[Code that draws figures]
....

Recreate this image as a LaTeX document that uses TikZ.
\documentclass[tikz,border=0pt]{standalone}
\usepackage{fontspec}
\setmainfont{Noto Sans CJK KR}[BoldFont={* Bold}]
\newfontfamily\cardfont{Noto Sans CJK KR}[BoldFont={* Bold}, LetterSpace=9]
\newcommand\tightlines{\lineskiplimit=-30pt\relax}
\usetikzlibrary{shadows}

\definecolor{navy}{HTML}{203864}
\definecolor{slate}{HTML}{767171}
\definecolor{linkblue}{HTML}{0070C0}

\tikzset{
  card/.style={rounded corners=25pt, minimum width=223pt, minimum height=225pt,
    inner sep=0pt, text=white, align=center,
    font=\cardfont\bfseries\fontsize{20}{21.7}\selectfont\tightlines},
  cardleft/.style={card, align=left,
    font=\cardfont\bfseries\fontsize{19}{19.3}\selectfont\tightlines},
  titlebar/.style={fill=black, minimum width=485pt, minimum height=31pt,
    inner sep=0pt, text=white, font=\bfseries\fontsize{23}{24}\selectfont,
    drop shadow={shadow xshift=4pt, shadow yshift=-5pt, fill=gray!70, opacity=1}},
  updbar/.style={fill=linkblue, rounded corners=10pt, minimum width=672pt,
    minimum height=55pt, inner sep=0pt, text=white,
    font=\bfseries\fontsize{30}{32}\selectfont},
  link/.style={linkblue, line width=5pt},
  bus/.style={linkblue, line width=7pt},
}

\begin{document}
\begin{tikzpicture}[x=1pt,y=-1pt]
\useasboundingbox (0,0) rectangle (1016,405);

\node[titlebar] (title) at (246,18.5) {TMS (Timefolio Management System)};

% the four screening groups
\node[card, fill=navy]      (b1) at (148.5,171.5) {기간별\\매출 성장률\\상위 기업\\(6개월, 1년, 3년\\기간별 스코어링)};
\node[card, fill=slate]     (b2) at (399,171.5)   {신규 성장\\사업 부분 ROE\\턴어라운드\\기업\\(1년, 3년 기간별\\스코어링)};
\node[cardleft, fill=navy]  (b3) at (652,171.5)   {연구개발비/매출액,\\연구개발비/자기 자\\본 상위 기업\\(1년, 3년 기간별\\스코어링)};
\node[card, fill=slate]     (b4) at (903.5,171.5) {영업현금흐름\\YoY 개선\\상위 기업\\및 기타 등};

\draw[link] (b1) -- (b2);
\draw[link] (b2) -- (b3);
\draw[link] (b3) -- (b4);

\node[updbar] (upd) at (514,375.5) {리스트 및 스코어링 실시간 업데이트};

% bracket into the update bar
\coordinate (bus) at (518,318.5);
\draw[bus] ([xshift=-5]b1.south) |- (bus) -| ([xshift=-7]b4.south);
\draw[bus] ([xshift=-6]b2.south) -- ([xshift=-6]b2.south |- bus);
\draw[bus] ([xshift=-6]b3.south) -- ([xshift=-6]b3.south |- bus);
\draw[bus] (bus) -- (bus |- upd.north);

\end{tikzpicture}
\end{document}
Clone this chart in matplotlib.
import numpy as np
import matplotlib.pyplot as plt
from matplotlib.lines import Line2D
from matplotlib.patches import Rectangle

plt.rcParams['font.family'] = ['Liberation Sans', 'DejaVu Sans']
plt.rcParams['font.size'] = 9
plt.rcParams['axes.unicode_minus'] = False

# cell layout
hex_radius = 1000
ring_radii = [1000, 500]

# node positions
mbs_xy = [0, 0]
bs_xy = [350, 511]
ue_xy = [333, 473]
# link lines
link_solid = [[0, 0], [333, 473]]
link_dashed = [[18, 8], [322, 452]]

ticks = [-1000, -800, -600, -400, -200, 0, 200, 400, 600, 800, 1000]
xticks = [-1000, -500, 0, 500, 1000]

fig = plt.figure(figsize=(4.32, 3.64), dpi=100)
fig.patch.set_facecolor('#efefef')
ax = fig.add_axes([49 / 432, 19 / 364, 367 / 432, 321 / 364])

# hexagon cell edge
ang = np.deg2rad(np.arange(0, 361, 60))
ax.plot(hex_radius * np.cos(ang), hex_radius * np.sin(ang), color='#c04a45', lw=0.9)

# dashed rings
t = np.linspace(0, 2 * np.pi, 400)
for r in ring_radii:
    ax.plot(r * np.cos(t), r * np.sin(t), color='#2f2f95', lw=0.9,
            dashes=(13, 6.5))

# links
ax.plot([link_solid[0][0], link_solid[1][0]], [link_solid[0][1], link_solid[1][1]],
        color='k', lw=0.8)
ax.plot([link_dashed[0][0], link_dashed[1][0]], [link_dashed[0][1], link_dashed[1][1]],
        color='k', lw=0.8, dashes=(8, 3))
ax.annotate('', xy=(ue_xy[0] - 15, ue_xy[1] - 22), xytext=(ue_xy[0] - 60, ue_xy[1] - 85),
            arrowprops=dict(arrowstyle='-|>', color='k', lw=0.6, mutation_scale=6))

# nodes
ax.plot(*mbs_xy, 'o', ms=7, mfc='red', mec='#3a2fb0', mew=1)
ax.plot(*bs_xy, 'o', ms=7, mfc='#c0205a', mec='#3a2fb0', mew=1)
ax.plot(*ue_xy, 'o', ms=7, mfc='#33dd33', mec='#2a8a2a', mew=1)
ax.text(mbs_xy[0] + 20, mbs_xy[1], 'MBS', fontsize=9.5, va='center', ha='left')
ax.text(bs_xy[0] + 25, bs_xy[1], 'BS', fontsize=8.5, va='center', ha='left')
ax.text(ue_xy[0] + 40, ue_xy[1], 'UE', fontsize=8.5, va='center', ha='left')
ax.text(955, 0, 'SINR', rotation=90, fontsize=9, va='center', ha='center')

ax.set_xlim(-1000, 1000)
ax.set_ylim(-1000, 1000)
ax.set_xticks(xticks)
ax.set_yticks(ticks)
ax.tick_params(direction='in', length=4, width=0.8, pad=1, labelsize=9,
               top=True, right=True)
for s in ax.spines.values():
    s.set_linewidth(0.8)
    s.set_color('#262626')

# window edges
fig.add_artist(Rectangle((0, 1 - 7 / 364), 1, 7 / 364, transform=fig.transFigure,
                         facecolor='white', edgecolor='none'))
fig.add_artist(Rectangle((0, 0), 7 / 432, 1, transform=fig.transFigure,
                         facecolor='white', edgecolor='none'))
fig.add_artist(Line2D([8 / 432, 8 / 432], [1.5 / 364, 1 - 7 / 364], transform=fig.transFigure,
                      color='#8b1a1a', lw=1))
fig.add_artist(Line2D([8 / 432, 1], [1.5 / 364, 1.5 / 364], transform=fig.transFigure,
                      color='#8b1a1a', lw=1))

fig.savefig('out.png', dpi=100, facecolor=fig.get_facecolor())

....

■ **The task**: Write out exactly the lines from the one with "Clone this chart in matplotlib." through the one with "s.set_color('#262626')", including both, and no others.

■ **Written solution**:
Clone this chart in matplotlib.
import numpy as np
import matplotlib.pyplot as plt
from matplotlib.lines import Line2D
from matplotlib.patches import Rectangle

plt.rcParams['font.family'] = ['Liberation Sans', 'DejaVu Sans']
plt.rcParams['font.size'] = 9
plt.rcParams['axes.unicode_minus'] = False

# cell layout
hex_radius = 1000
ring_radii = [1000, 500]

# node positions
mbs_xy = [0, 0]
bs_xy = [350, 511]
ue_xy = [333, 473]
# link lines
link_solid = [[0, 0], [333, 473]]
link_dashed = [[18, 8], [322, 452]]

ticks = [-1000, -800, -600, -400, -200, 0, 200, 400, 600, 800, 1000]
xticks = [-1000, -500, 0, 500, 1000]

fig = plt.figure(figsize=(4.32, 3.64), dpi=100)
fig.patch.set_facecolor('#efefef')
ax = fig.add_axes([49 / 432, 19 / 364, 367 / 432, 321 / 364])

# hexagon cell edge
ang = np.deg2rad(np.arange(0, 361, 60))
ax.plot(hex_radius * np.cos(ang), hex_radius * np.sin(ang), color='#c04a45', lw=0.9)

# dashed rings
t = np.linspace(0, 2 * np.pi, 400)
for r in ring_radii:
    ax.plot(r * np.cos(t), r * np.sin(t), color='#2f2f95', lw=0.9,
            dashes=(13, 6.5))

# links
ax.plot([link_solid[0][0], link_solid[1][0]], [link_solid[0][1], link_solid[1][1]],
        color='k', lw=0.8)
ax.plot([link_dashed[0][0], link_dashed[1][0]], [link_dashed[0][1], link_dashed[1][1]],
        color='k', lw=0.8, dashes=(8, 3))
ax.annotate('', xy=(ue_xy[0] - 15, ue_xy[1] - 22), xytext=(ue_xy[0] - 60, ue_xy[1] - 85),
            arrowprops=dict(arrowstyle='-|>', color='k', lw=0.6, mutation_scale=6))

# nodes
ax.plot(*mbs_xy, 'o', ms=7, mfc='red', mec='#3a2fb0', mew=1)
ax.plot(*bs_xy, 'o', ms=7, mfc='#c0205a', mec='#3a2fb0', mew=1)
ax.plot(*ue_xy, 'o', ms=7, mfc='#33dd33', mec='#2a8a2a', mew=1)
ax.text(mbs_xy[0] + 20, mbs_xy[1], 'MBS', fontsize=9.5, va='center', ha='left')
ax.text(bs_xy[0] + 25, bs_xy[1], 'BS', fontsize=8.5, va='center', ha='left')
ax.text(ue_xy[0] + 40, ue_xy[1], 'UE', fontsize=8.5, va='center', ha='left')
ax.text(955, 0, 'SINR', rotation=90, fontsize=9, va='center', ha='center')

ax.set_xlim(-1000, 1000)
ax.set_ylim(-1000, 1000)
ax.set_xticks(xticks)
ax.set_yticks(ticks)
ax.tick_params(direction='in', length=4, width=0.8, pad=1, labelsize=9,
               top=True, right=True)
for s in ax.spines.values():
    s.set_linewidth(0.8)
    s.set_color('#262626')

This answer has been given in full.